** Exercise details **
The lines to extract run from the first line of the material below to the line containing "(0,0) rectangle (1363,-1731);", both included; leave the pictures behind.
◆ ◆ ◆
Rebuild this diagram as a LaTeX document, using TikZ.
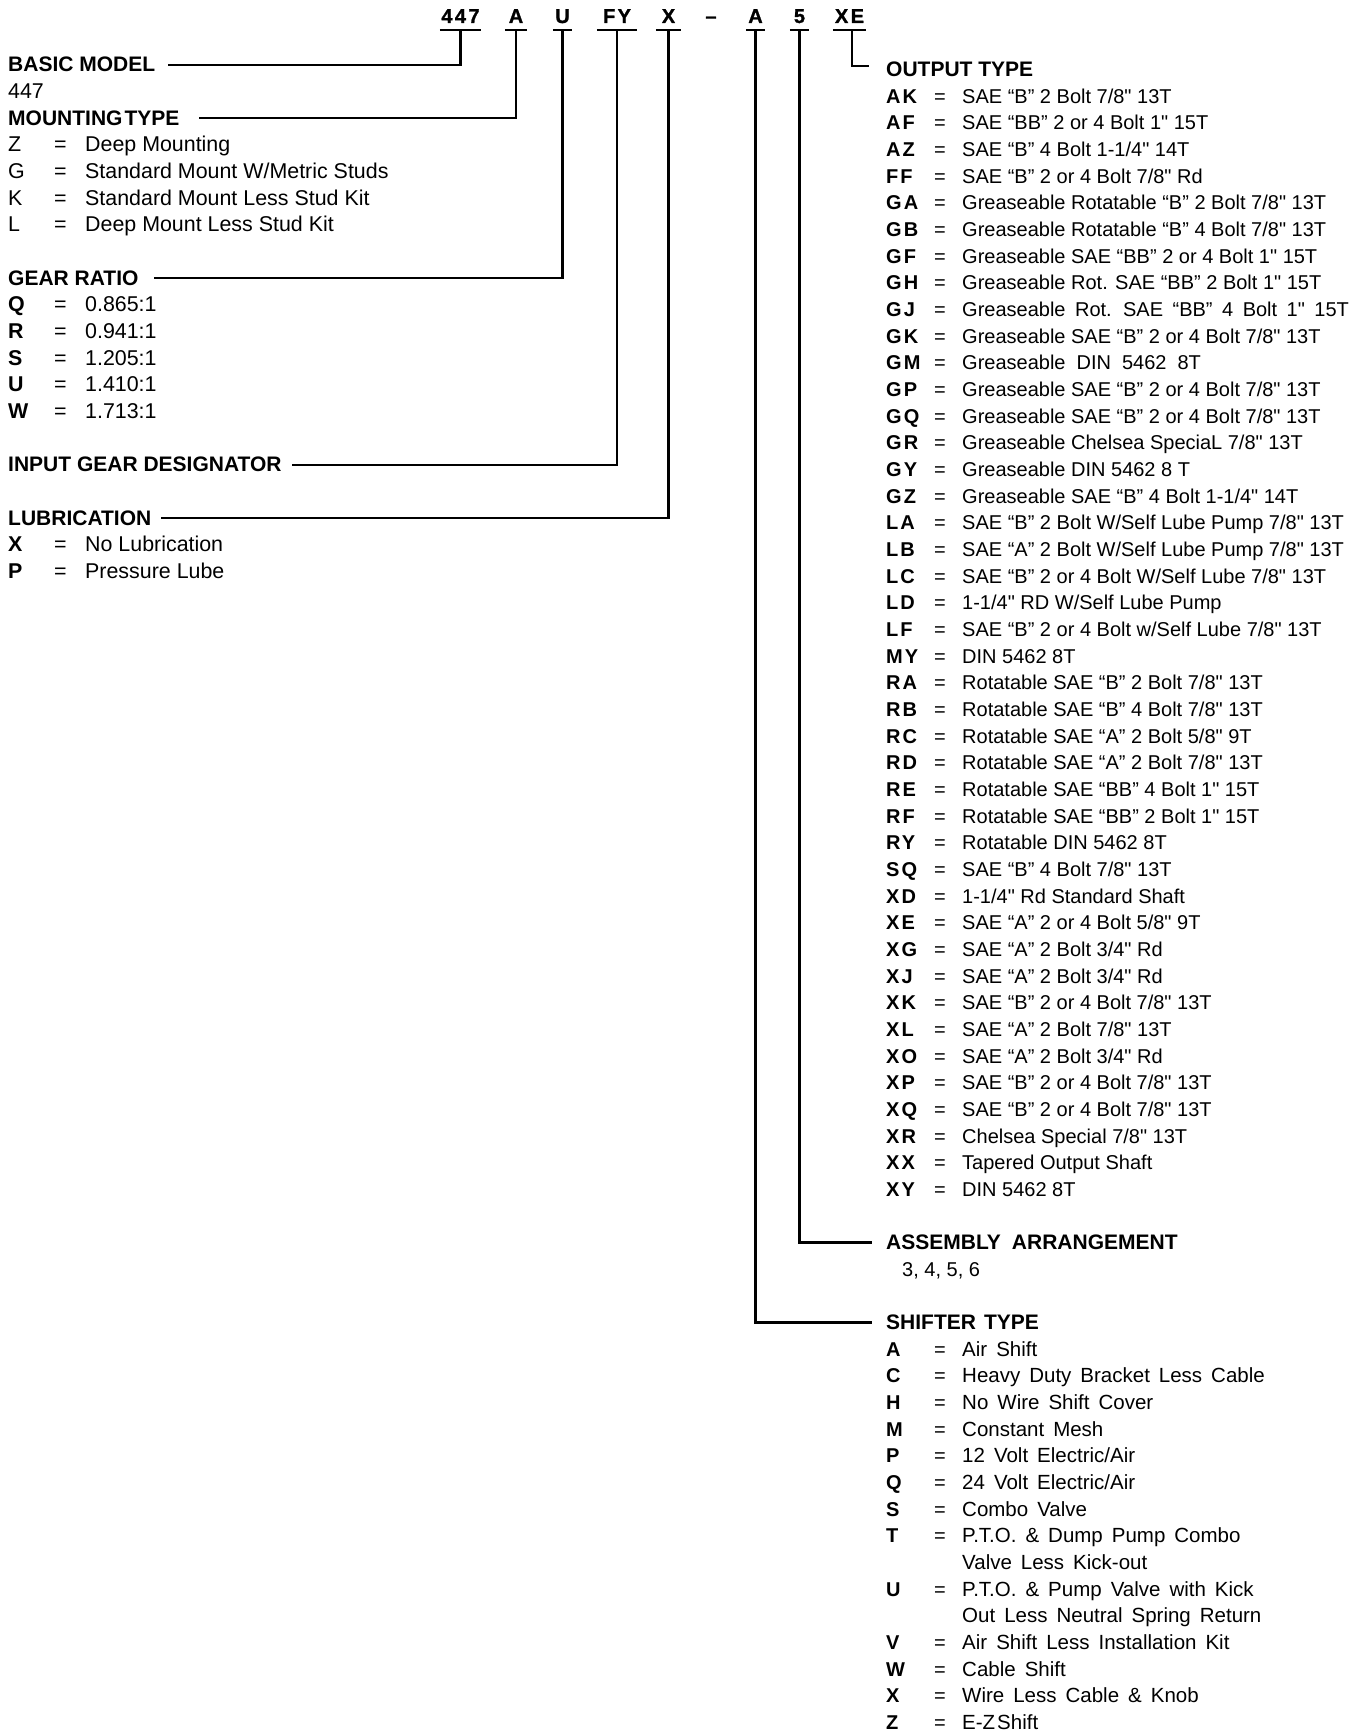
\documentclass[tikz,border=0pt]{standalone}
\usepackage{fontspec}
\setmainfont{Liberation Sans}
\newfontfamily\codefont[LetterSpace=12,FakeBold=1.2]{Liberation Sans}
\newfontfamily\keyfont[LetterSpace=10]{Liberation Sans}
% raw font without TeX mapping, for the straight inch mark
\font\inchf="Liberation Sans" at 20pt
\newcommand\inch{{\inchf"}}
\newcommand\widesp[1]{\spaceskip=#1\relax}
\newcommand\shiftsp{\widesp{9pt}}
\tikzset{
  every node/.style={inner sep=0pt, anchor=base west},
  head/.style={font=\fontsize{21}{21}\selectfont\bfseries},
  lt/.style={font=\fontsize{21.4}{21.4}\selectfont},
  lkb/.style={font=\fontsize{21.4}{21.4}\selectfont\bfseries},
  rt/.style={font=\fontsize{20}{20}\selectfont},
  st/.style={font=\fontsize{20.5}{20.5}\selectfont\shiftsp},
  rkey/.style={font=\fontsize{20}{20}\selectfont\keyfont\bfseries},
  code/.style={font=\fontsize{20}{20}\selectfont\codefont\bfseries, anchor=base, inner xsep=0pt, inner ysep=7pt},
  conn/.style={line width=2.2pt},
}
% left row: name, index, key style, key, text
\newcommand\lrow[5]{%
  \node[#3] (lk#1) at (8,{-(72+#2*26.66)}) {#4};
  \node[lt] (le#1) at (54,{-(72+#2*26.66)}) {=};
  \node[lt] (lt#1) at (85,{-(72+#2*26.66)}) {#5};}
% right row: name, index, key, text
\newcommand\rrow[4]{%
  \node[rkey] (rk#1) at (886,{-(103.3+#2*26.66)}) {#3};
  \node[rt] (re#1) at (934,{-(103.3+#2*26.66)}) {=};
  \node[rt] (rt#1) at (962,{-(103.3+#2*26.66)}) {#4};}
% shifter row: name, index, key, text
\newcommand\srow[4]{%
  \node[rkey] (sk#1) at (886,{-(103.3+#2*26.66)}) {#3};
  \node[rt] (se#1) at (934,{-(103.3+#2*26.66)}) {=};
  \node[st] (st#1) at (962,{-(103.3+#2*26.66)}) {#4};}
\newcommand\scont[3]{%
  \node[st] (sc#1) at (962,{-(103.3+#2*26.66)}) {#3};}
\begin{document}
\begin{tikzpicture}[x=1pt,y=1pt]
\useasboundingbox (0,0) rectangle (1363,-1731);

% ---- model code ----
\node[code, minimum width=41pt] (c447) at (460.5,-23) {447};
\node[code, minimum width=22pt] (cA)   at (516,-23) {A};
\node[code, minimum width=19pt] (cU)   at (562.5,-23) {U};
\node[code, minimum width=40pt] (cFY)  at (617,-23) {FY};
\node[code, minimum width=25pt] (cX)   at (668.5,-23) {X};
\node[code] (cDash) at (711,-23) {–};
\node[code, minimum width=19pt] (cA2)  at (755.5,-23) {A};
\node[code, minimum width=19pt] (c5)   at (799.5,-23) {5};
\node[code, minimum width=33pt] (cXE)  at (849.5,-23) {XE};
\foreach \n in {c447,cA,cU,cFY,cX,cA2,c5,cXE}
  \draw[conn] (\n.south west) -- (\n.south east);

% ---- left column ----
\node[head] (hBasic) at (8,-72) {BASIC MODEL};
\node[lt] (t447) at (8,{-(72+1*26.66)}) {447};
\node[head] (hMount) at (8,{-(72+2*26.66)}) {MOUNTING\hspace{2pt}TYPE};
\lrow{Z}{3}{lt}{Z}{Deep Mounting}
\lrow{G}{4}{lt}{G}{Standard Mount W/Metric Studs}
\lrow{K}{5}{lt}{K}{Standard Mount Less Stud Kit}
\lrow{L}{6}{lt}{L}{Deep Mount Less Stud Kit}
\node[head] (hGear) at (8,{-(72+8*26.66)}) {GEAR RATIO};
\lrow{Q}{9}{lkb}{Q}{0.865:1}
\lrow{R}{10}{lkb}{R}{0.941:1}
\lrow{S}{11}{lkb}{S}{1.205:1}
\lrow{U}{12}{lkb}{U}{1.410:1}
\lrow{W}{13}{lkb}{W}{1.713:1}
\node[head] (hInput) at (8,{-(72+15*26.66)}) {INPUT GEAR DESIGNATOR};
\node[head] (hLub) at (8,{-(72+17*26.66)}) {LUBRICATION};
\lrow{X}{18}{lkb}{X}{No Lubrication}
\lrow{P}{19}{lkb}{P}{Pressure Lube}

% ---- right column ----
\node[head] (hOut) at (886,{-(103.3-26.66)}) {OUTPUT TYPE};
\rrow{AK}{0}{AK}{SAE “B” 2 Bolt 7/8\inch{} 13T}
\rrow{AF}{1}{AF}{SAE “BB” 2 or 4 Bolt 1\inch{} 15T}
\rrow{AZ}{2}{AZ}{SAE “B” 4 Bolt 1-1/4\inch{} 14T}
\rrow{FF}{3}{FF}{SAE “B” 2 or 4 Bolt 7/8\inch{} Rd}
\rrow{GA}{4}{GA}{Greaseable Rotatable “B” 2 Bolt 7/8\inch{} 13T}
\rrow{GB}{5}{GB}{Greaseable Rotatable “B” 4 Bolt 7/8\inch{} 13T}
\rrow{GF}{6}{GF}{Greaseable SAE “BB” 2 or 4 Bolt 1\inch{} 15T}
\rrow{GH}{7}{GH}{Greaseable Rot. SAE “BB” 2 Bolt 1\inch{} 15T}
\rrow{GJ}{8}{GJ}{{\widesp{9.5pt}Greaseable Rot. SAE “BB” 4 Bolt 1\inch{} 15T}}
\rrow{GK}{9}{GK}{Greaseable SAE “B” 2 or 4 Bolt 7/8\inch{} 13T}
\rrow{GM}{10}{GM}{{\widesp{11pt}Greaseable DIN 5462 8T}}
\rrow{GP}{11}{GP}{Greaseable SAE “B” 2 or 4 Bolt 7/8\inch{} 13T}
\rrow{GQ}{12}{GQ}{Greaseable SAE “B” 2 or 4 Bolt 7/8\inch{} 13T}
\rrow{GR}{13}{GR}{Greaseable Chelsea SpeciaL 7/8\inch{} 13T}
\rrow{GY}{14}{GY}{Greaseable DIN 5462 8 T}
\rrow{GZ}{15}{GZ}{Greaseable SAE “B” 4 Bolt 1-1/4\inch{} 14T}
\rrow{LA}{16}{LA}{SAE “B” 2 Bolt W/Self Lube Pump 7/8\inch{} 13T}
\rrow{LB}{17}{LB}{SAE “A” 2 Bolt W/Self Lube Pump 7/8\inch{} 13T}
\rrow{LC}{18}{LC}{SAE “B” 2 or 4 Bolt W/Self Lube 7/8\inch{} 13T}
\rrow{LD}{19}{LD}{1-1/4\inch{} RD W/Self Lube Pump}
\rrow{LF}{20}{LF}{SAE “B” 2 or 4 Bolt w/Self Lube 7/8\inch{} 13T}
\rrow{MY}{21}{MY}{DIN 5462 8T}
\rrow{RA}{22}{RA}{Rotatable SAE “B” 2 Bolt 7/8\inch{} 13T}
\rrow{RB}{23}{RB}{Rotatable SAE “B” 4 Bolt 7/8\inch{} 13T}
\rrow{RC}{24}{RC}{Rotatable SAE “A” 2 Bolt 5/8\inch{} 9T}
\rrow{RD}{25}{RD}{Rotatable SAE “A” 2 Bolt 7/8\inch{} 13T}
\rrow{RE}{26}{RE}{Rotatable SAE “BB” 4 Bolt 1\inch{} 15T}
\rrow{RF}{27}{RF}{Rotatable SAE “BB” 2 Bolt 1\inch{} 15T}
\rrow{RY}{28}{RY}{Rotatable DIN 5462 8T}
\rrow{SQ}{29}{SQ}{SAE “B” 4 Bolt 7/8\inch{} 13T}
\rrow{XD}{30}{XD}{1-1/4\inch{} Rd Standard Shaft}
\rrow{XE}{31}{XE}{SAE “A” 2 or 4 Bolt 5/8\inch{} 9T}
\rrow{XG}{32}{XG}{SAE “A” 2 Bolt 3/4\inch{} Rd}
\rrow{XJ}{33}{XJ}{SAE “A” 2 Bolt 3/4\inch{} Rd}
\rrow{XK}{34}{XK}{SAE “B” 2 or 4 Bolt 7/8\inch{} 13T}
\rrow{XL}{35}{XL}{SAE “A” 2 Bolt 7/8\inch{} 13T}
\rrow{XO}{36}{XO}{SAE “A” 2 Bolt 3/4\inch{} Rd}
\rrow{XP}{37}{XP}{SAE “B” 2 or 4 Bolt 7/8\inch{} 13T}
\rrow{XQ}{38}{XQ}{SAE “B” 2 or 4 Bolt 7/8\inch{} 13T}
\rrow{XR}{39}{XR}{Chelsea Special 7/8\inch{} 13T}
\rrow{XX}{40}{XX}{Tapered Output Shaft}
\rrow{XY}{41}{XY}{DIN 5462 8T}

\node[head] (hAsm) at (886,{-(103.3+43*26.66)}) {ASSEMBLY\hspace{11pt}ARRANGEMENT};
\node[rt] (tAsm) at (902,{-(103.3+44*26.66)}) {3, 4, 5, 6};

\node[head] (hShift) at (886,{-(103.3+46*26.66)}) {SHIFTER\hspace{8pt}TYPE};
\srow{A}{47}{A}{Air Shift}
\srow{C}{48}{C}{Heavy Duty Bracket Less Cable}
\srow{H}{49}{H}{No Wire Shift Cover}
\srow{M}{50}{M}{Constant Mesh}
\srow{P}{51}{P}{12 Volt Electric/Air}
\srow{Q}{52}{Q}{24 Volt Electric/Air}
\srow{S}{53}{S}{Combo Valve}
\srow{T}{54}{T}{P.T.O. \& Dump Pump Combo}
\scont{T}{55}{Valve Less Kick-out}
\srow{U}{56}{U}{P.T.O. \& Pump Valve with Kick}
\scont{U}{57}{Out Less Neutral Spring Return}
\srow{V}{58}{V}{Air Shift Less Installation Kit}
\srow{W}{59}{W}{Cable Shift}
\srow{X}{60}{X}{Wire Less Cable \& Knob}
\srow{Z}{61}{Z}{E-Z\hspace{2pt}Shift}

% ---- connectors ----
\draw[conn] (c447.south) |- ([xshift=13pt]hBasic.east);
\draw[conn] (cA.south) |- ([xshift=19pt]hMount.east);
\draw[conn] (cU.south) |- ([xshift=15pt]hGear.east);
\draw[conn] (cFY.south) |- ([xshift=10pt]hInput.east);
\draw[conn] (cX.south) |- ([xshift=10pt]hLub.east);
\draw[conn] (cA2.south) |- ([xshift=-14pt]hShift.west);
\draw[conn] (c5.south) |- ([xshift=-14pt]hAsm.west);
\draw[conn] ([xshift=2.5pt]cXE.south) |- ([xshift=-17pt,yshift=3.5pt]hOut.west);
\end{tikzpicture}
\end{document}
◆ ◆ ◆
** Answer to the task **
Rebuild this diagram as a LaTeX document, using TikZ.
\documentclass[tikz,border=0pt]{standalone}
\usepackage{fontspec}
\setmainfont{Liberation Sans}
\newfontfamily\codefont[LetterSpace=12,FakeBold=1.2]{Liberation Sans}
\newfontfamily\keyfont[LetterSpace=10]{Liberation Sans}
% raw font without TeX mapping, for the straight inch mark
\font\inchf="Liberation Sans" at 20pt
\newcommand\inch{{\inchf"}}
\newcommand\widesp[1]{\spaceskip=#1\relax}
\newcommand\shiftsp{\widesp{9pt}}
\tikzset{
  every node/.style={inner sep=0pt, anchor=base west},
  head/.style={font=\fontsize{21}{21}\selectfont\bfseries},
  lt/.style={font=\fontsize{21.4}{21.4}\selectfont},
  lkb/.style={font=\fontsize{21.4}{21.4}\selectfont\bfseries},
  rt/.style={font=\fontsize{20}{20}\selectfont},
  st/.style={font=\fontsize{20.5}{20.5}\selectfont\shiftsp},
  rkey/.style={font=\fontsize{20}{20}\selectfont\keyfont\bfseries},
  code/.style={font=\fontsize{20}{20}\selectfont\codefont\bfseries, anchor=base, inner xsep=0pt, inner ysep=7pt},
  conn/.style={line width=2.2pt},
}
% left row: name, index, key style, key, text
\newcommand\lrow[5]{%
  \node[#3] (lk#1) at (8,{-(72+#2*26.66)}) {#4};
  \node[lt] (le#1) at (54,{-(72+#2*26.66)}) {=};
  \node[lt] (lt#1) at (85,{-(72+#2*26.66)}) {#5};}
% right row: name, index, key, text
\newcommand\rrow[4]{%
  \node[rkey] (rk#1) at (886,{-(103.3+#2*26.66)}) {#3};
  \node[rt] (re#1) at (934,{-(103.3+#2*26.66)}) {=};
  \node[rt] (rt#1) at (962,{-(103.3+#2*26.66)}) {#4};}
% shifter row: name, index, key, text
\newcommand\srow[4]{%
  \node[rkey] (sk#1) at (886,{-(103.3+#2*26.66)}) {#3};
  \node[rt] (se#1) at (934,{-(103.3+#2*26.66)}) {=};
  \node[st] (st#1) at (962,{-(103.3+#2*26.66)}) {#4};}
\newcommand\scont[3]{%
  \node[st] (sc#1) at (962,{-(103.3+#2*26.66)}) {#3};}
\begin{document}
\begin{tikzpicture}[x=1pt,y=1pt]
\useasboundingbox (0,0) rectangle (1363,-1731);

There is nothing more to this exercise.